Espetáculo: Gormenghast
Direção: David Glass
Elenco: David Glass Ensemble
Quando: de hoje a sábado, às 20h
Onde: Sesc Pompéia
Quanto: CR$ 2.000, público em geral, e CR$ 1.000, alunos da Cultura Inglesa e comerciários

Etienne Decroux, Jacques Lecoq, Philippe Gaulier, a genealogia é conhecida. David Glass é mais um integrante da legião "clown". Seus mestres são os citados, entre outros. São os mestres de um teatro entre intelectualmente cômico e obsessivamente físico que, por vezes, rende espetáculos marcantes.

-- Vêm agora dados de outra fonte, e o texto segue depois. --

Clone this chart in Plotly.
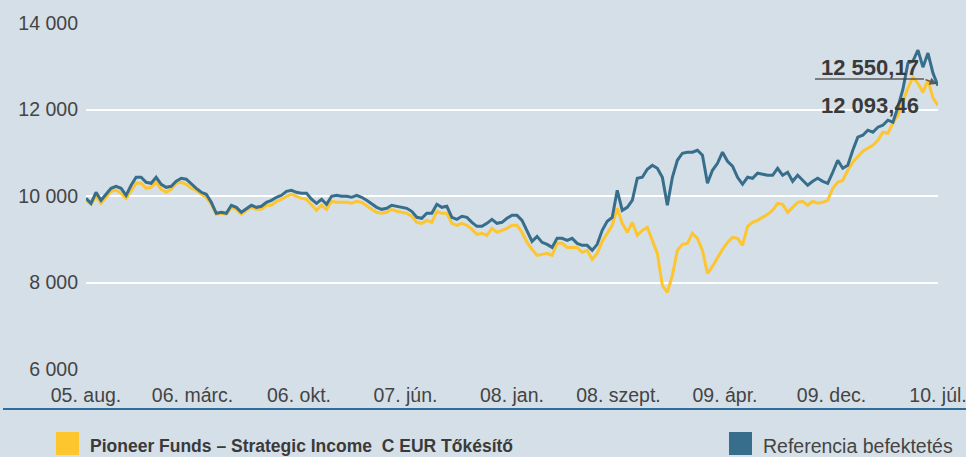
import plotly.graph_objects as go

# Reference index (blue) and fund (yellow) values
ref_values = [
    9947, 9831, 10086, 9900, 10039, 10178, 10225, 10178, 10016, 10248,
    10433, 10433, 10317, 10294, 10433, 10271, 10201, 10225, 10340, 10410,
    10387, 10271, 10178, 10086, 10039, 9854, 9600, 9623, 9600, 9785,
    9738, 9623, 9715, 9785, 9738, 9762, 9854, 9900, 9970, 10016,
    10109, 10132, 10086, 10063, 10063, 9924, 9831, 9924, 9808, 9993,
    10016, 9993, 9993, 9970, 10016, 9970, 9900, 9808, 9738, 9692,
    9715, 9785, 9762, 9738, 9715, 9646, 9507, 9484, 9600, 9600,
    9808, 9738, 9762, 9507, 9461, 9530, 9507, 9391, 9299, 9299,
    9368, 9461, 9368, 9391, 9484, 9553, 9553, 9437, 9206, 8951,
    9067, 8928, 8882, 8812, 9021, 9021, 8974, 9021, 8905, 8859,
    8859, 8743, 8882, 9206, 9414, 9507, 10132, 9669, 9738, 9900,
    10410, 10433, 10618, 10711, 10641, 10433, 9785, 10433, 10826, 10989,
    11012, 11012, 11058, 10942, 10294, 10595, 10757, 11012, 10803, 10688,
    10433, 10271, 10433, 10410, 10526, 10502, 10479, 10479, 10641, 10479,
    10549, 10340, 10479, 10363, 10248, 10340, 10410, 10340, 10294, 10549,
    10826, 10641, 10711, 11058, 11359, 11405, 11521, 11475, 11590, 11637,
    11752, 11706, 12053, 12470, 13072, 13118, 13373, 12979, 13304, 12840,
    12550.17,
]

fund_values = [
    9900, 9808, 9993, 9831, 9970, 10109, 10132, 10063, 9947, 10132,
    10294, 10294, 10178, 10201, 10317, 10155, 10086, 10155, 10294, 10317,
    10271, 10178, 10132, 10039, 9970, 9808, 9576, 9600, 9576, 9738,
    9692, 9576, 9669, 9738, 9692, 9692, 9785, 9785, 9877, 9924,
    9993, 10039, 9993, 9947, 9924, 9785, 9669, 9785, 9692, 9877,
    9854, 9854, 9854, 9831, 9877, 9854, 9762, 9692, 9623, 9600,
    9623, 9692, 9646, 9623, 9600, 9530, 9391, 9368, 9437, 9391,
    9646, 9600, 9600, 9368, 9322, 9368, 9322, 9229, 9113, 9137,
    9090, 9252, 9160, 9206, 9252, 9322, 9322, 9160, 8928, 8766,
    8627, 8650, 8674, 8627, 8905, 8905, 8812, 8812, 8812, 8697,
    8743, 8535, 8674, 8951, 9137, 9322, 9715, 9368, 9160, 9391,
    9090, 9206, 9275, 8974, 8674, 7933, 7771, 8164, 8743, 8882,
    8905, 9137, 9021, 8743, 8211, 8373, 8581, 8766, 8928, 9044,
    9021, 8859, 9299, 9391, 9437, 9507, 9576, 9669, 9831, 9808,
    9623, 9738, 9854, 9877, 9785, 9877, 9831, 9854, 9900, 10178,
    10317, 10363, 10595, 10780, 10896, 11035, 11104, 11174, 11289, 11475,
    11452, 11683, 11868, 12192, 12493, 12750, 12600, 12401, 12678, 12262,
    12093.46,
]

x_tick_labels = ["05. aug.", "06. márc.", "06. okt.", "07. jún.", "08. jan.",
                 "08. szept.", "09. ápr.", "09. dec.", "10. júl."]
y_tick_values = [6000, 8000, 10000, 12000, 14000]
y_tick_labels = ["6 000", "8 000", "10 000", "12 000", "14 000"]

fund_name = "Pioneer Funds – Strategic Income  C EUR Tőkésítő"
ref_name = "Referencia befektetés"
ref_last_label = "12 550,17"
fund_last_label = "12 093,46"

BG = "#d5dfe7"
BLUE = "#376e8b"
YELLOW = "#fdc52e"
TEXT = "#444444"
FONT = "Liberation Sans, Arial, sans-serif"

n = len(ref_values) - 1
idx = list(range(len(ref_values)))
tickvals = [n * k / (len(x_tick_labels) - 1) for k in range(len(x_tick_labels))]

fig = go.Figure()
fig.add_trace(go.Scatter(x=idx, y=fund_values, mode="lines",
                         line=dict(color=YELLOW, width=3), name=fund_name,
                         showlegend=False))
fig.add_trace(go.Scatter(x=idx, y=ref_values, mode="lines",
                         line=dict(color=BLUE, width=3), name=ref_name,
                         showlegend=False))

W, H = 966, 457
L, R, T, B = 86, 28, 23, 88
pw, ph = W - L - R, H - T - B


def px(xp):
    return (xp - L) / pw


def py(yp):
    return (H - B - yp) / ph


fig.update_layout(
    width=W, height=H,
    margin=dict(l=L, r=R, t=T, b=B, pad=0, autoexpand=False),
    paper_bgcolor=BG, plot_bgcolor=BG,
    font=dict(family=FONT, size=19.5, color=TEXT),
    xaxis=dict(range=[0, n], tickvals=tickvals, ticktext=x_tick_labels,
               showgrid=False, zeroline=False, showline=False,
               ticks="", ticklabelstandoff=12, ticklabeloverflow="allow",
               automargin=False, fixedrange=True),
    yaxis=dict(range=[6000, 14000], tickvals=y_tick_values,
               ticktext=y_tick_labels, showgrid=True, gridcolor="white",
               gridwidth=2, zeroline=False, showline=False, ticks="",
               ticklabelstandoff=7, automargin=False, fixedrange=True),
    showlegend=False,
)

shapes = [
    # bottom separator rule
    dict(type="line", xref="paper", yref="paper", x0=px(3), x1=px(966),
         y0=py(409), y1=py(409), line=dict(color="#2f6d9c", width=2)),
    # legend squares
    dict(type="rect", xref="paper", yref="paper", x0=px(56), x1=px(79),
         y0=py(455), y1=py(432), fillcolor=YELLOW, line=dict(width=0)),
    dict(type="rect", xref="paper", yref="paper", x0=px(729), x1=px(752),
         y0=py(455), y1=py(432), fillcolor=BLUE, line=dict(width=0)),
    # annotation rule
    dict(type="line", xref="paper", yref="paper", x0=px(815), x1=px(924),
         y0=py(79), y1=py(79), line=dict(color="rgba(60,60,60,0.8)", width=1.5)),
]
fig.update_layout(shapes=shapes)

annotations = [
    dict(text=fund_name, xref="paper", yref="paper", x=px(88), y=py(446),
         xanchor="left", yanchor="middle", showarrow=False,
         font=dict(family=FONT, size=17.5, color="#3a3a3a", weight="bold")),
    dict(text=ref_name, xref="paper", yref="paper", x=px(761), y=py(446),
         xanchor="left", yanchor="middle", showarrow=False,
         font=dict(family=FONT, size=19.5, color=TEXT)),
    dict(text="<b>" + ref_last_label + "</b>", xref="paper", yref="paper",
         x=px(870), y=py(67), xanchor="center", yanchor="middle", showarrow=False,
         font=dict(family=FONT, size=22, color="#3a3a3a")),
    dict(text="<b>" + fund_last_label + "</b>", xref="paper", yref="paper",
         x=px(870), y=py(106), xanchor="center", yanchor="middle", showarrow=False,
         font=dict(family=FONT, size=22, color="#3a3a3a")),
    dict(text="", xref="paper", yref="paper", x=px(937), y=py(84),
         ax=-13, ay=-5, axref="pixel", ayref="pixel",
         showarrow=True, arrowhead=2, arrowsize=1, arrowwidth=1.5,
         arrowcolor="rgba(60,60,60,0.8)"),
]
fig.update_layout(annotations=annotations)

fig.write_html("out.html",
               config={"displayModeBar": False},
               post_script="document.body.style.margin='0';"
                           "document.body.style.overflow='hidden';")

"Gormenghast" é marcante. Vista em Londres no The Lyric Hammersmith –um belo e tradicional teatro de bairro– a montagem de David Glass é sombria mas engraçada, intrincada mas fascinante, um thriller gótico. Baseada na trilogia de romances de Mervyn Peake, autor e artista plástico dos anos 40, ligado a Graham Greene, mostra as história de um castelo fechado em si mesmo.
Gormenghast é o nome do castelo e dentro dele vivem seres muito peculiares. Como Steerpike, o ajudante de cozinheiro cujas ambições frias levam à série de mortes. Barquentine, o mestre dos rituais, decrépito mas sábio. Titus, herdeiro de Gormenghast, jovem avesso ao poder. Gertrude, sua mãe, a condessa. Qualquer semelhança não é concidência, com Shakespeare, ou com Kafka.
Uma diferença de Peake, acentuada conscientemente pelo adaptador John Constable e por Glass, é a ironia com que é tratada a corte de Gormanghast. Outra é a grande sugestão de imagem –do figurino ao gestual– para cada personagem, resultado certamente da ligação de Peake com a pintura. Glass aproveitou-se da sugestão para tornar "Gormenghast" um espetáculo de imagem.
Em não pouca coisa, lembra o teatro de Gerald Thomas. O cenário engenhoso, com um castelo de portas móveis ou com uma inundação impactante, criada por um gigantesco manto branco, é talvez o melhor da encenação, junto com uma ou outra interpretação. Interpretação, porém, que é também o pior de "Gormenghast", o que compromete a peça.
Os dois extremos são Paul Hamilton, nos papéis de Barquentine e Flay, e Ewen Bremmer, que faz Titus. O primeiro usa os recursos da interpretação corporal apenas para dar realce às características dos personagens. O segundo não parece ter maior treinamento além da performance física.
"Gormenghast" tem lá os seus problemas, mas deve deixar sua marca. Não é toda hora que aparece um espetáculo de atmosfera tão envolvente, acompanhado de uma narrativa grandiosa.